SHSU proposed College of Medicine moves forward in accreditation process
Sam Houston State University has reached a key milestone in the mission to support the state’s rural healthcare needs.
On Tuesday, Aug. 14, the Texas Higher Education Coordinating Board approved SHSU’s doctorate in osteopathic medicine, bringing the university one step closer to helping millions living in rural and underserved areas of East Texas.
“After approximately four years of researching, analyzing and planning, this endorsement represents a major leap forward in helping to train doctors who will predominately practice in rural, underserved areas,” said SHSU President Dana Hoyt.
“Sam Houston is one of the best-suited universities to address our state’s rural healthcare crisis.”
With the green light given by the THECB, the proposal will now go before the Commission on Osteopathic College Accreditation (COCA) to be evaluated for the next step in the accreditation process.
With a ratio of one primary care physician for every 4,510 people, East Texans understand the impact of this critical shortage all too well and have voiced their endorsement of the proposed college. More than 20 state legislators and thousands of residents of East Texas expressed support for the university’s program.
Unlike other medical schools in the state, Sam Houston’s proposal requires no new state funding and will bring approximately $68 to $93 million annually in new federal funds to Texas.
The proposed College of Osteopathic Medicine will collaborate with hospitals in rural East Texas counties to establish residency-training programs that will benefit the people living in those areas. To date, the proposed college has confirmed 20 affiliation agreements with 26 hospitals.
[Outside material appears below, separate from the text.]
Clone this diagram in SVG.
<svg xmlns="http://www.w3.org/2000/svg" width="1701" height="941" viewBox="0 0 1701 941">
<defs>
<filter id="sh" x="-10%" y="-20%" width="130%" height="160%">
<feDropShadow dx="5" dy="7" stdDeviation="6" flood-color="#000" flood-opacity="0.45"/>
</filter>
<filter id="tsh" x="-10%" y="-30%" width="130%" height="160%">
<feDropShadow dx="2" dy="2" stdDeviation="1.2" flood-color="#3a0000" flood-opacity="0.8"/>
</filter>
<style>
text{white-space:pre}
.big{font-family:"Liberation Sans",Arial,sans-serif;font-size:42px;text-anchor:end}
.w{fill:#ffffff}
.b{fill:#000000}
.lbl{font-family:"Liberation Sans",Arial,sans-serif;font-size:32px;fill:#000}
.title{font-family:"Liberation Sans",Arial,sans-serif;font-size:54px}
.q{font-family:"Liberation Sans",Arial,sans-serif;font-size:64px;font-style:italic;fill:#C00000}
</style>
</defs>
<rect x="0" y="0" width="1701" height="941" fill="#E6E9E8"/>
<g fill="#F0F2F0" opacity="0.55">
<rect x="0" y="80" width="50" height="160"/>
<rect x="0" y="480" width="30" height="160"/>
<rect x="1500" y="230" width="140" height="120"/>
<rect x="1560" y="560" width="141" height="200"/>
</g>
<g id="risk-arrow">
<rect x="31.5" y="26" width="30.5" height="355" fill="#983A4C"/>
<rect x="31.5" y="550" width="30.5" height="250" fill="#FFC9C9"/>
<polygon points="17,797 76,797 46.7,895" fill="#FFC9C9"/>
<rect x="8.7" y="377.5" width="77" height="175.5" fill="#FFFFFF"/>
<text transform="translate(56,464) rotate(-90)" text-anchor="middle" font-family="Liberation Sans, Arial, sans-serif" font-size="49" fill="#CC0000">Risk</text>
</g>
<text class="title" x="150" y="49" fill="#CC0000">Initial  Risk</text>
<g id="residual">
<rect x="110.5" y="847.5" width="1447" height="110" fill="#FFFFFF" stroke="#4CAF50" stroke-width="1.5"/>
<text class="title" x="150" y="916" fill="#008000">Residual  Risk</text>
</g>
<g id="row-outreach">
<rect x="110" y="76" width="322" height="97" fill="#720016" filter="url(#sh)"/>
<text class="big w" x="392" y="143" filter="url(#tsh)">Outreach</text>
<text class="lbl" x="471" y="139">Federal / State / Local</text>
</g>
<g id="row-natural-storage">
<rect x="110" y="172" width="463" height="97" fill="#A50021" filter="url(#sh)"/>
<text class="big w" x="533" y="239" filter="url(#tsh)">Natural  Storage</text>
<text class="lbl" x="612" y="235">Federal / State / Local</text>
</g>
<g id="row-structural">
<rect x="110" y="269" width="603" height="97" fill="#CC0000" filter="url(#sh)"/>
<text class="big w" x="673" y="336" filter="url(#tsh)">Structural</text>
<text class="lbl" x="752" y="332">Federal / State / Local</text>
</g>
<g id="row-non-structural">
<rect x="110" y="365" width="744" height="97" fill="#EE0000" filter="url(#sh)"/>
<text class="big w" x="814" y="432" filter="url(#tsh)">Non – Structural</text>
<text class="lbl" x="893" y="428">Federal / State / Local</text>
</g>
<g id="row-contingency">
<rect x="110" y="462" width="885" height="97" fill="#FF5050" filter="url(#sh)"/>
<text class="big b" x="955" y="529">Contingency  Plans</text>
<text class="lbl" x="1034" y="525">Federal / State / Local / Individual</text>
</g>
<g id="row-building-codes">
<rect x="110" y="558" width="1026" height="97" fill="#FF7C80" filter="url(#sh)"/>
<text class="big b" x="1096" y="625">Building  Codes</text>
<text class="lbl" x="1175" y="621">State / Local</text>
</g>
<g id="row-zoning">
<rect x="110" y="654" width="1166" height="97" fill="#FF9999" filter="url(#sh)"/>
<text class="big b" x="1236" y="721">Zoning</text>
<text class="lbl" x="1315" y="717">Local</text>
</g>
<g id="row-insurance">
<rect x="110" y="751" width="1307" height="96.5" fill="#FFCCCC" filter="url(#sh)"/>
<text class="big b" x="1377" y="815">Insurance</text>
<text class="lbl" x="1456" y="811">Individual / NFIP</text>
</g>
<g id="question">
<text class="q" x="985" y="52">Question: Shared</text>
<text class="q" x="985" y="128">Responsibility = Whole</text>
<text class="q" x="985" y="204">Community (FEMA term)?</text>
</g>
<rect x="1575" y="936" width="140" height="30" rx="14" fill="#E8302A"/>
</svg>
According to the site visit team, comprised of esteemed medical education professionals, who reviewed the proposal, “The proposed school has the potential to set new standards for addressing health care shortages among a patient population that is both rural and underserved and to define through research the relation of social determinants of health to optimal delivery systems.”
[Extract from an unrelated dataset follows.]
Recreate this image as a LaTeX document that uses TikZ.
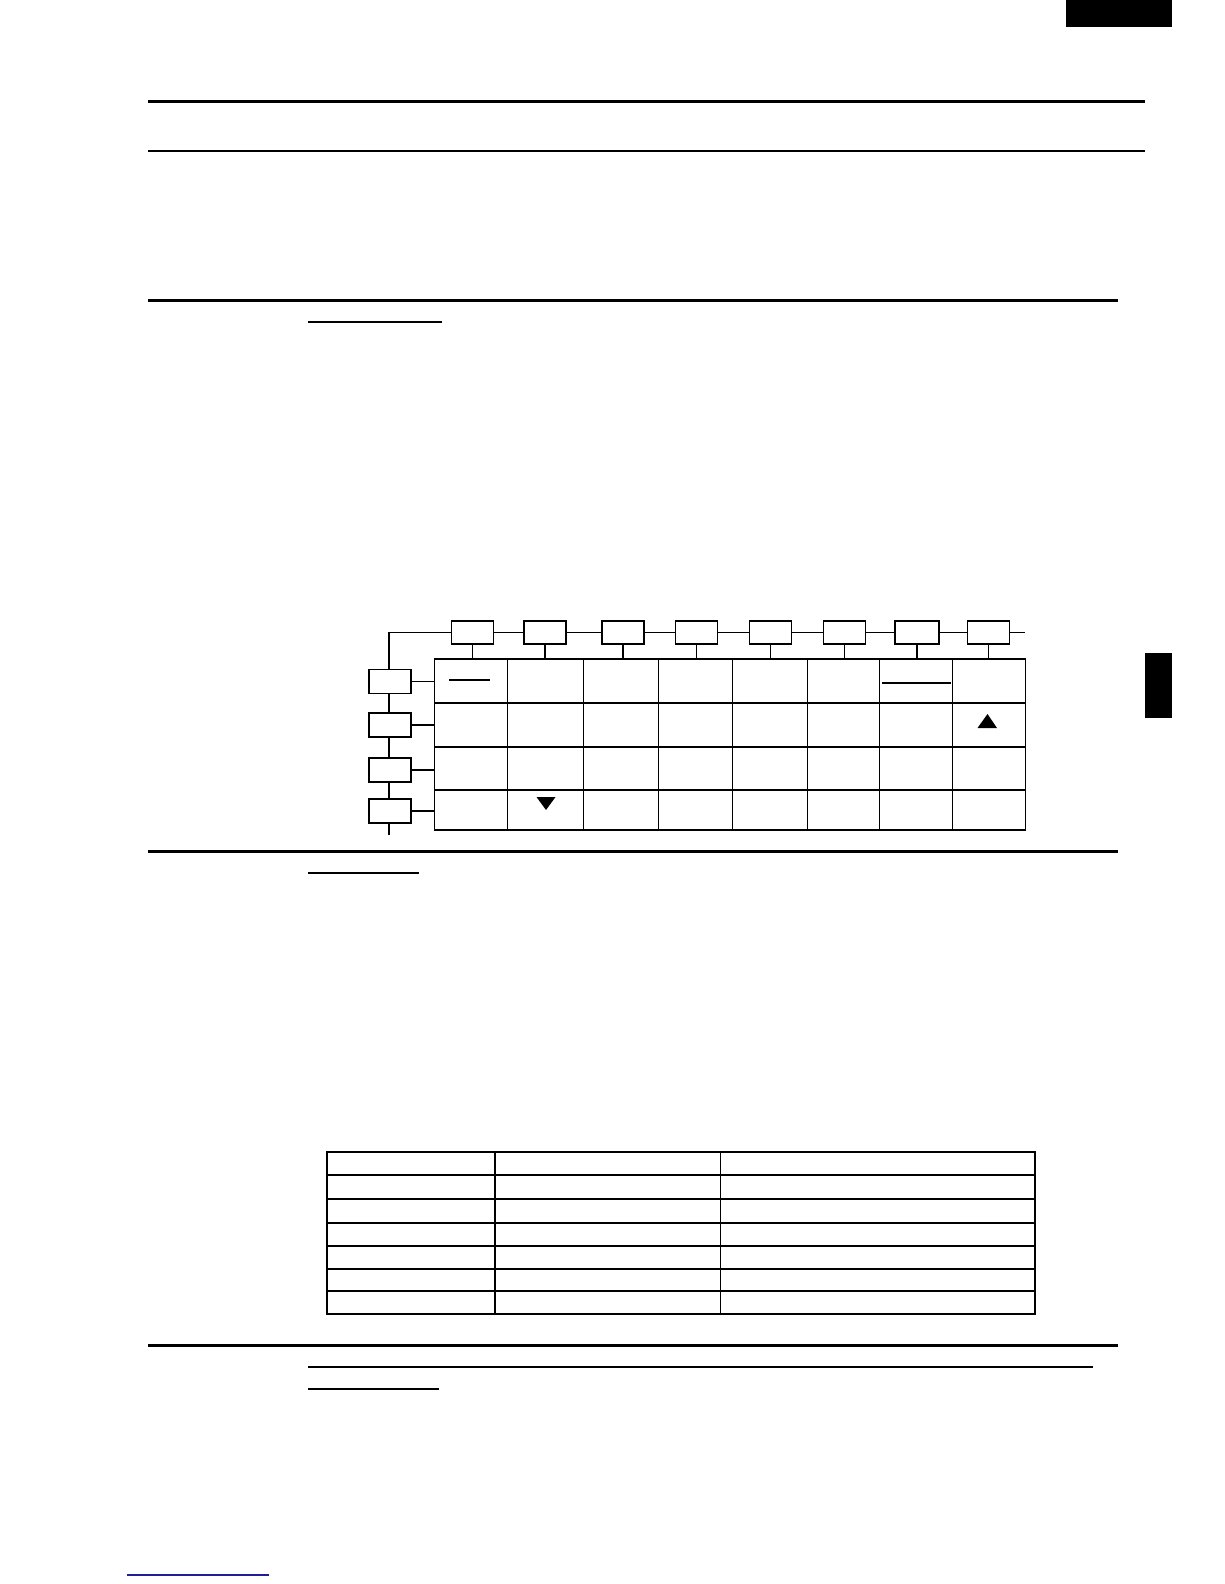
\documentclass[tikz,border=0pt]{standalone}
\usetikzlibrary{calc}
\definecolor{linkblue}{RGB}{30,30,150}
\begin{document}
\begin{tikzpicture}[x=1pt,y=-1pt,
  heavyrule/.style={line width=3pt},
  lightrule/.style={line width=1.3pt},
  underl/.style={line width=1.1pt},
  keybox/.style={draw,line width=1.1pt,inner sep=0pt,minimum width=42pt,minimum height=23pt},
  cellbox/.style={draw,line width=1.1pt,inner sep=0pt},
  wire/.style={line width=1.1pt},
  tabcell/.style={draw,line width=1.1pt,inner sep=0pt}]
\useasboundingbox (0,0) rectangle (1224,1584);
\fill[white] (0,0) rectangle (1224,1584);
% black tabs
\fill (1066,0) rectangle (1172,27);
\fill (1145,653) rectangle (1172,718);
% rules
\draw[heavyrule] (148,101.5) -- (1145,101.5);
\draw[lightrule] (148,151) -- (1145,151);
\draw[heavyrule] (148,300.5) -- (1118,300.5);
\draw[underl] (308,322) -- (442,322);
\draw[heavyrule] (148,851) -- (1118,851);
\draw[underl] (308,873) -- (419,873);
\draw[heavyrule] (148,1345) -- (1118,1345);
\draw[underl] (308,1367) -- (1093,1367);
\draw[underl] (308,1389) -- (439,1389);
\draw[underl,linkblue] (127,1575) -- (269,1575);
% grid cells
\def\xs{{434.6,507.4,583.3,658.3,732.5,807.5,879.5,952.3,1025.2}}
\def\ys{{659,703,747,790,830}}
\foreach \i in {0,...,7}{
  \foreach \j in {0,...,3}{
    \pgfmathsetmacro{\xa}{\xs[\i]}
    \pgfmathsetmacro{\xb}{\xs[\i+1]}
    \pgfmathsetmacro{\ya}{\ys[\j]}
    \pgfmathsetmacro{\yb}{\ys[\j+1]}
    \node[cellbox,minimum width={(\xb-\xa)*1pt},minimum height={(\yb-\ya)*1pt}]
      (c-\j-\i) at ({(\xa+\xb)/2},{(\ya+\yb)/2}) {};
  }
}
% top key boxes
\coordinate (tl) at (389,632.5);
\coordinate (tr) at (1025,632.5);
\coordinate (bl) at (389,835);
\node[keybox] (t1) at (472.5,632.5) {};
\node[keybox] (t2) at (545,632.5) {};
\node[keybox] (t3) at (623,632.5) {};
\node[keybox] (t4) at (696.5,632.5) {};
\node[keybox] (t5) at (770.5,632.5) {};
\node[keybox] (t6) at (844.5,632.5) {};
\node[keybox,minimum width=44pt] (t7) at (917,632.5) {};
\node[keybox] (t8) at (988.5,632.5) {};
% left key boxes
\node[keybox,minimum height=23.5pt] (l1) at (390,681.5) {};
\node[keybox,minimum height=24pt] (l2) at (390,725) {};
\node[keybox,minimum height=24pt] (l3) at (390,770) {};
\node[keybox,minimum height=24pt] (l4) at (390,811) {};
% bus lines
\draw[wire] (l1.north -| tl) -- (tl) -- (t1.west);
\draw[wire] (t1.east) -- (t2.west);
\draw[wire] (t2.east) -- (t3.west);
\draw[wire] (t3.east) -- (t4.west);
\draw[wire] (t4.east) -- (t5.west);
\draw[wire] (t5.east) -- (t6.west);
\draw[wire] (t6.east) -- (t7.west);
\draw[wire] (t7.east) -- (t8.west);
\draw[wire] (t8.east) -- (tr);
\draw[wire] (l1.south -| tl) -- (l2.north -| tl);
\draw[wire] (l2.south -| tl) -- (l3.north -| tl);
\draw[wire] (l3.south -| tl) -- (l4.north -| tl);
\draw[wire] (l4.south -| tl) -- (bl);
% stubs
\foreach \k [evaluate=\k as \c using int(\k-1)] in {1,...,8}{
  \draw[wire] (t\k.south) -- (t\k.south |- c-0-\c.north);
}
\foreach \r [evaluate=\r as \q using int(\r-1)] in {1,...,4}{
  \draw[wire] (l\r.east) -- (l\r.east -| c-\q-0.west);
}
% cell marks
\draw[wire] (449,680) -- (490,680);
\draw[wire] (882,683) -- (951,683);
\fill (977.5,728) -- (997,728) -- (987.5,714) -- cycle;
\fill (536.5,797) -- (555.5,797) -- (546,810) -- cycle;
% table
\def\tx{{327,495,720.5,1035}}
\def\ty{{1152,1175,1199,1223,1246,1269,1291,1314}}
\foreach \i in {0,1,2}{
  \foreach \j in {0,...,6}{
    \pgfmathsetmacro{\xa}{\tx[\i]}
    \pgfmathsetmacro{\xb}{\tx[\i+1]}
    \pgfmathsetmacro{\ya}{\ty[\j]}
    \pgfmathsetmacro{\yb}{\ty[\j+1]}
    \node[tabcell,minimum width={(\xb-\xa)*1pt},minimum height={(\yb-\ya)*1pt}]
      (tb-\j-\i) at ({(\xa+\xb)/2},{(\ya+\yb)/2}) {};
  }
}
\end{tikzpicture}
\end{document}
“I am humbled at the outpouring of support received from numerous state legislators, community leaders, medical associations, healthcare providers and thousands of Texans. Their confidence in our ability to deliver on our mission is inspiring,” Hoyt said.
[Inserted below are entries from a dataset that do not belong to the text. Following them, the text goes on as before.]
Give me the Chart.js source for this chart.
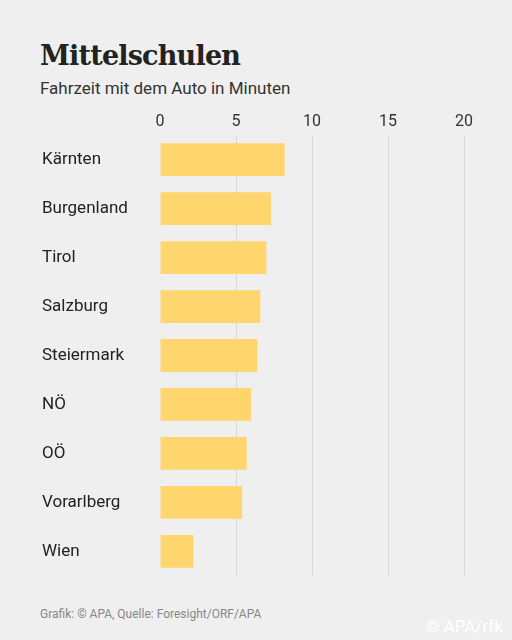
<!DOCTYPE html>
<html><head><meta charset="utf-8">
<script src="https://cdn.jsdelivr.net/npm/chart.js@4"></script>
<style>
body{margin:0;background:#efefef;width:512px;height:640px;position:relative;overflow:hidden;font-family:Roboto,sans-serif}
#t{position:absolute;left:40px;top:40px;font-family:"DejaVu Serif",serif;font-weight:bold;font-size:27px;color:#222;letter-spacing:-0.8px}
#s{position:absolute;left:40px;top:78px;font-size:17px;color:#333}
#f{position:absolute;left:40px;top:607px;font-size:12px;color:#888}
#c{position:absolute;left:426px;top:616px;font-size:17px;color:#fff;white-space:nowrap}
#w{position:absolute;left:42px;top:108px;width:438px;height:478px}
</style></head><body>
<div id="t">Mittelschulen</div>
<div id="s">Fahrzeit mit dem Auto in Minuten</div>
<div id="w"><canvas id="cv"></canvas></div>
<div id="f">Grafik: © APA, Quelle: Foresight/ORF/APA</div>
<div id="c">© APA/rfk</div>
<script>
const categories=["Kärnten","Burgenland","Tirol","Salzburg","Steiermark","NÖ","OÖ","Vorarlberg","Wien"];
const values=[8.2,7.3,7.0,6.6,6.4,6.0,5.7,5.4,2.2];
const tickValues=[0,5,10,15,20];
new Chart(document.getElementById('cv'),{type:'bar',
data:{labels:categories,datasets:[{data:values,backgroundColor:'#ffd66e',barPercentage:0.67,categoryPercentage:1}]},
options:{indexAxis:'y',responsive:true,maintainAspectRatio:false,animation:false,
layout:{padding:{right:16,bottom:4}},
plugins:{legend:{display:false},tooltip:{enabled:false}},
scales:{
x:{position:'top',min:0,max:20,afterBuildTicks:a=>{a.ticks=tickValues.map(v=>({value:v}))},
ticks:{color:'#333',font:{family:'Roboto',size:16},padding:4},
grid:{color:c=>c.tick&&c.tick.value===0?'rgba(0,0,0,0)':'#d8d8d8',drawTicks:false},border:{display:false}},
y:{afterFit:a=>{a.width=118},ticks:{crossAlign:'far',color:'#222',font:{family:'Roboto',size:17},padding:0},
grid:{display:false},border:{display:false}}
}}});
</script></body></html>
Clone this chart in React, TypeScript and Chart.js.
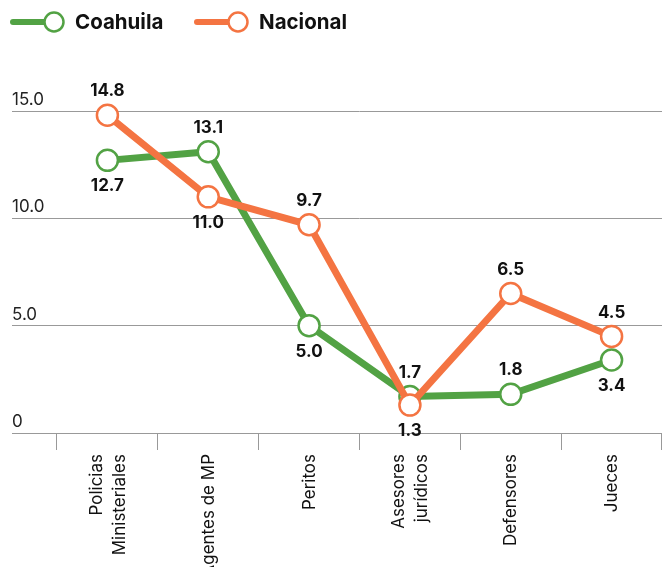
import React, { useEffect, useRef } from "react";
import { Chart, registerables } from "chart.js";

Chart.register(...registerables);

const categories: (string | string[])[] = [
  ["Policias", "Ministeriales"],
  "Agentes de MP",
  "Peritos",
  ["Asesores", "jurídicos"],
  "Defensores",
  "Jueces",
];
const coahuila = [12.7, 13.1, 5.0, 1.7, 1.8, 3.4];
const nacional = [14.8, 11.0, 9.7, 1.3, 6.5, 4.5];
const coahuilaLabelPos = ["below", "above", "below", "above", "above", "below"];
const nacionalLabelPos = ["above", "below", "above", "below", "above", "above"];
const yTicks = [0, 5, 10, 15];

const GREEN = "#52a244";
const ORANGE = "#f47442";
const FONT = "Inter, 'Noto Sans', sans-serif";

export default function App() {
  const ref = useRef<HTMLCanvasElement | null>(null);

  useEffect(() => {
    if (!ref.current) return;

    const labelPlugin = {
      id: "valueLabels",
      afterDatasetsDraw(chart: any) {
        const ctx = chart.ctx;
        ctx.save();
        ctx.font = `bold 17px ${FONT}`;
        ctx.fillStyle = "#111";
        ctx.textAlign = "center";
        ctx.textBaseline = "middle";
        chart.data.datasets.forEach((ds: any, di: number) => {
          const meta = chart.getDatasetMeta(di);
          const pos: string[] = ds.labelPos;
          meta.data.forEach((pt: any, i: number) => {
            const v = ds.data[i] as number;
            const dy = pos[i] === "above" ? -24 : 26;
            ctx.fillText(v.toFixed(1), pt.x, pt.y + dy);
          });
        });
        ctx.restore();
      },
    };

    const xLabelPlugin = {
      id: "xLabels",
      afterDraw(chart: any) {
        const ctx = chart.ctx;
        const xs = chart.scales.x;
        const top = xs.top + 17 + 4;
        const lh = 23;
        ctx.save();
        ctx.font = `17px ${FONT}`;
        ctx.fillStyle = "#111";
        ctx.textAlign = "right";
        ctx.textBaseline = "middle";
        categories.forEach((cat, i) => {
          const lines = Array.isArray(cat) ? cat : [cat];
          const cx = xs.getPixelForValue(i);
          lines.forEach((ln, j) => {
            const x = cx + (j - (lines.length - 1) / 2) * lh + 0.5;
            ctx.save();
            ctx.translate(x, top);
            ctx.rotate(-Math.PI / 2);
            ctx.fillText(ln, 0, 0);
            ctx.restore();
          });
        });
        ctx.restore();
      },
    };

    const legendPlugin = {
      id: "customLegend",
      afterDraw(chart: any) {
        const ctx = chart.ctx;
        const items = [
          { label: "Coahuila", color: GREEN, x: 13 },
          { label: "Nacional", color: ORANGE, x: 197 },
        ];
        ctx.save();
        const y = 22;
        items.forEach((it) => {
          ctx.strokeStyle = it.color;
          ctx.lineWidth = 6;
          ctx.lineCap = "round";
          ctx.beginPath();
          ctx.moveTo(it.x, y);
          ctx.lineTo(it.x + 32, y);
          ctx.stroke();
          ctx.beginPath();
          ctx.arc(it.x + 41, y, 9.5, 0, Math.PI * 2);
          ctx.fillStyle = "#fff";
          ctx.fill();
          ctx.lineWidth = 2.5;
          ctx.stroke();
          ctx.fillStyle = "#111";
          ctx.font = `bold 20.5px ${FONT}`;
          ctx.textAlign = "left";
          ctx.textBaseline = "middle";
          ctx.fillText(it.label, it.x + 62, y + 1);
        });
        ctx.restore();
      },
    };

    const chart = new Chart(ref.current, {
      type: "line",
      data: {
        labels: categories,
        datasets: [
          {
            label: "Coahuila",
            data: coahuila,
            labelPos: coahuilaLabelPos,
            borderColor: GREEN,
            backgroundColor: "#fff",
            borderWidth: 7,
            pointRadius: 10.5,
            pointBorderWidth: 2.5,
            pointBackgroundColor: "#fff",
            pointBorderColor: GREEN,
            tension: 0,
            order: 1,
            clip: false,
          } as any,
          {
            label: "Nacional",
            data: nacional,
            labelPos: nacionalLabelPos,
            borderColor: ORANGE,
            backgroundColor: "#fff",
            borderWidth: 7,
            pointRadius: 10.5,
            pointBorderWidth: 2.5,
            pointBackgroundColor: "#fff",
            pointBorderColor: ORANGE,
            tension: 0,
            order: 0,
            clip: false,
          } as any,
        ],
      },
      options: {
        animation: false,
        responsive: false,
        maintainAspectRatio: false,
        layout: {
          autoPadding: false,
          padding: { top: 111, left: 12, right: 0, bottom: 0 },
        },
        plugins: {
          legend: { display: false },
          tooltip: { enabled: false },
        },
        scales: {
          x: {
            offset: true,
            grid: {
              offset: true,
              drawOnChartArea: false,
              drawTicks: true,
              tickLength: 17,
              color: "#999",
              lineWidth: 1,
            },
            border: { display: true, color: "#999", width: 1 },
            ticks: { display: false, autoSkip: false },
            afterFit: (scale: any) => {
              scale.height = 134;
              scale.paddingLeft = 0;
              scale.paddingRight = 0;
            },
          },
          y: {
            min: 0,
            max: 15,
            afterBuildTicks: (scale: any) => {
              scale.ticks = yTicks.map((v) => ({ value: v }));
            },
            afterFit: (scale: any) => {
              scale.width = 45;
              scale.paddingTop = 0;
              scale.paddingBottom = 0;
            },
            grid: {
              color: "#999",
              lineWidth: 1,
              drawTicks: true,
              tickLength: 45,
            },
            border: { display: false },
            ticks: {
              crossAlign: "far",
              labelOffset: -11,
              padding: 0,
              color: "#222",
              font: { family: FONT, size: 17 },
              callback: (v: any) => (v === 0 ? "0" : Number(v).toFixed(1)),
            },
          },
        },
      } as any,
      plugins: [labelPlugin, xLabelPlugin, legendPlugin],
    });

    return () => chart.destroy();
  }, []);

  return (
    <div style={{ position: "absolute", left: 0, top: 0, width: 662, height: 567 }}>
      <canvas ref={ref} width={662} height={567} style={{ width: 662, height: 567 }} />
    </div>
  );
}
SHSU’s history of contributing to the well-being of the state, started over 139 years ago, when the university was established to respond to the need for trained teachers.
At the time, state leaders recognized that education was key to improving quality of life and the subsequent prosperity of Texas. Today, the university is responding to another critical workforce demand, where education, again, is key to elevating the quality of life for millions for our citizens.